DUDE are you freaking kidding me! Amity is in Jacksonville watched the shuttle launch from Jacksonville...WHY DIDNT YOU TELL ME! I WOULD HAVE TAKEN LEAVE AND WENT THAT WAY....I have never seen a launch! Are you kidding me I can't believe you didn't tell me...I have not seen one go yet...I hope to one of these days if I had known you were going to be there I would have taken leave and came over!e
Brandon,
Was just thinking, I think I am older than you, but I was in 10th grade when the shuttle Challenger blew up. Those pictures of McCauliffe's parents looking up at the launch and then the explosion have stuck in my mind (I always thought the rest of the crew got the short end, because so much attention was lavished on a teacher who got a chance to do something that just about every person I knew woudl have loved to have risked their life to do). Of course that year a film came out that I must have watched on video a million times - Space Camp (I had a long and nearly unending crush on Lea Thompson, so trust me, it wasnt because I thought it was Gone with teh Wind). So, I wondered. Did you think about 1986 when you were there? Or Space Camp? The last movie I went to see (think it was Prince Caspian, which I enjoyed by the way morethan the book, which I always thought showed that Lewis cranked it out in three months so he could get to Dawn Treader, the book he wanted to write), and they had a preview of some series that is either IMAX or Discovery Cahnnel on the history of Space Flight.
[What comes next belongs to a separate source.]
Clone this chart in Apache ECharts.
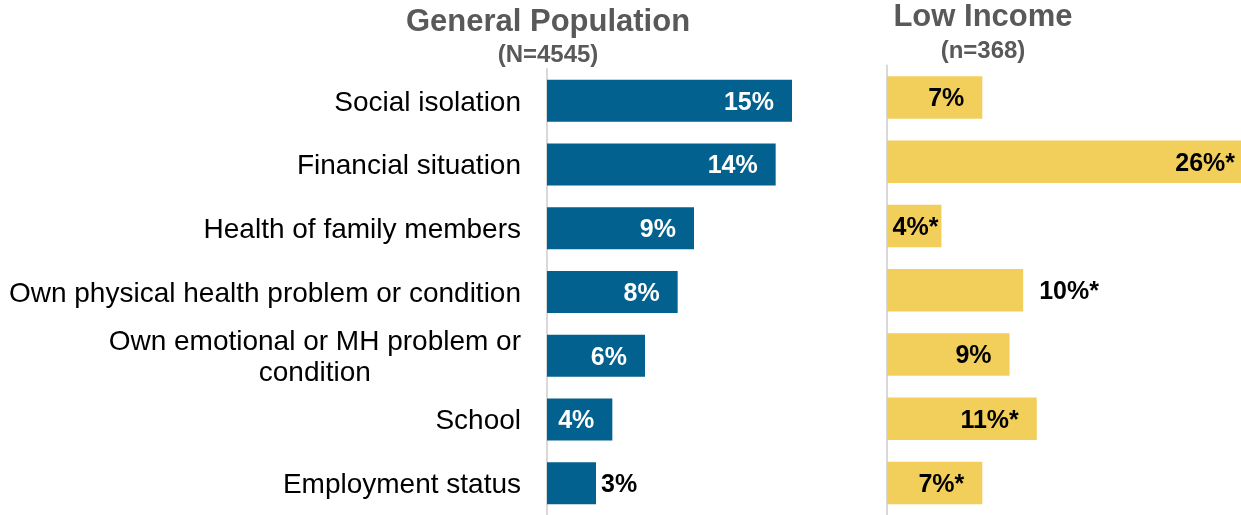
<!DOCTYPE html>
<html>
<head>
<meta charset="utf-8">
<script src="https://cdn.jsdelivr.net/npm/echarts@6/dist/echarts.min.js"></script>
<style>
  html, body { margin: 0; padding: 0; background: #fff; }
  #chart { width: 1241px; height: 515px; }
</style>
</head>
<body>
<div id="chart"></div>
<script>
// Reasons reported, by group (percent of respondents)
const categories = [
  'Social isolation',
  'Financial situation',
  'Health of family members',
  'Own physical health problem or condition',
  'Own emotional or MH problem or\ncondition',
  'School',
  'Employment status'
];
const generalValues = [15, 14, 9, 8, 6, 4, 3];
const lowIncomeValues = [7, 26, 4, 10, 9, 11, 7];
// * marks a significant difference from the general population
const lowIncomeSignificant = [false, true, true, true, false, true, true];
const panelTitles = ['General Population', 'Low Income'];
const panelSizes = ['(N=4545)', '(n=368)'];

const FONT = '"Liberation Sans", Arial, Helvetica, sans-serif';
const BLUE = '#02618E';
const GOLD = '#F2CF5B';
const TITLE_GREY = '#595959';
const AXIS_GREY = '#D9D9D9';

// Per-bar label placement tweaks (index -> label options)
const generalLabelTweaks = { 6: { position: 'right', distance: 5, color: '#000' } };
const lowIncomeLabelTweaks = {
  1: { distance: 6 },
  2: { distance: 3 },
  3: { position: 'right', distance: 16 }
};

function toBarData(values, tweaks) {
  return values.map((v, i) => (tweaks[i] ? { value: v, label: tweaks[i] } : v));
}

const chart = echarts.init(document.getElementById('chart'), null, { renderer: 'canvas' });

const baseLabel = {
  show: true,
  position: 'insideRight',
  distance: 18,
  fontFamily: FONT,
  fontSize: 25,
  fontWeight: 'bold',
  offset: [0, 2]
};

const titleStyle = (isMain) => isMain
  ? { fontFamily: FONT, fontSize: 31, fontWeight: 'bold', color: TITLE_GREY, lineHeight: 31 }
  : { fontFamily: FONT, fontSize: 24, fontWeight: 'bold', color: TITLE_GREY, lineHeight: 24 };

const option = {
  animation: false,
  backgroundColor: '#fff',
  title: [
    {
      text: panelTitles[0], subtext: panelSizes[0],
      left: 548, top: 7, padding: 0, itemGap: 5, textAlign: 'center',
      textStyle: titleStyle(true), subtextStyle: titleStyle(false)
    },
    {
      text: panelTitles[1], subtext: panelSizes[1],
      left: 983, top: 2, padding: 0, itemGap: 6, textAlign: 'center',
      textStyle: titleStyle(true), subtextStyle: titleStyle(false)
    }
  ],
  grid: [
    { left: 547, width: 245, top: 69, height: 446 },
    { left: 887, width: 354, top: 65.5, height: 455 }
  ],
  xAxis: [
    { gridIndex: 0, type: 'value', min: 0, max: 15, show: false },
    { gridIndex: 1, type: 'value', min: 0, max: 26, show: false }
  ],
  yAxis: [
    {
      gridIndex: 0, type: 'category', data: categories, inverse: true,
      axisLine: { show: true, lineStyle: { color: AXIS_GREY, width: 2 } },
      axisTick: { show: false },
      splitLine: { show: false },
      axisLabel: {
        margin: 26,
        fontFamily: FONT,
        fontSize: 28,
        color: '#000',
        lineHeight: 31,
        padding: [4, 0, 0, 0],
        formatter: (val) => val.indexOf('\n') >= 0
          ? val.split('\n').map((s) => '{c|' + s + '}').join('\n')
          : val,
        rich: {
          c: { align: 'center', fontFamily: FONT, fontSize: 28, color: '#000', lineHeight: 31 }
        }
      }
    },
    {
      gridIndex: 1, type: 'category', data: categories, inverse: true,
      axisLine: { show: true, lineStyle: { color: AXIS_GREY, width: 2 } },
      axisTick: { show: false },
      splitLine: { show: false },
      axisLabel: { show: false }
    }
  ],
  series: [
    {
      name: panelTitles[0],
      type: 'bar',
      xAxisIndex: 0, yAxisIndex: 0,
      barWidth: 42,
      itemStyle: { color: BLUE },
      label: Object.assign({}, baseLabel, { color: '#fff', formatter: (p) => p.value + '%' }),
      data: toBarData(generalValues, generalLabelTweaks)
    },
    {
      name: panelTitles[1],
      type: 'bar',
      xAxisIndex: 1, yAxisIndex: 1,
      barWidth: 42.5,
      itemStyle: { color: GOLD },
      label: Object.assign({}, baseLabel, {
        color: '#000',
        formatter: (p) => p.value + '%' + (lowIncomeSignificant[p.dataIndex] ? '*' : '')
      }),
      data: toBarData(lowIncomeValues, lowIncomeLabelTweaks)
    }
  ]
};

chart.setOption(option);
</script>
</body>
</html>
My wife Tan and I looked at each other wiht almost tears in our eyes, because the idea of going to the stars remains one of those nearly universally human asperations.
Big build up to this second question (first, did you think about 1986? or Space Camp?) - what is your favourite space movie? Appolo 13? The Right Stuff (a great great film but eihter needed to be an hour longer or half teh lenght)? And did your watching the launch make that film more real?
Awwww. I am so jealous. The only shuttle lift-off I ever went to was delayed a day and I had to miss it.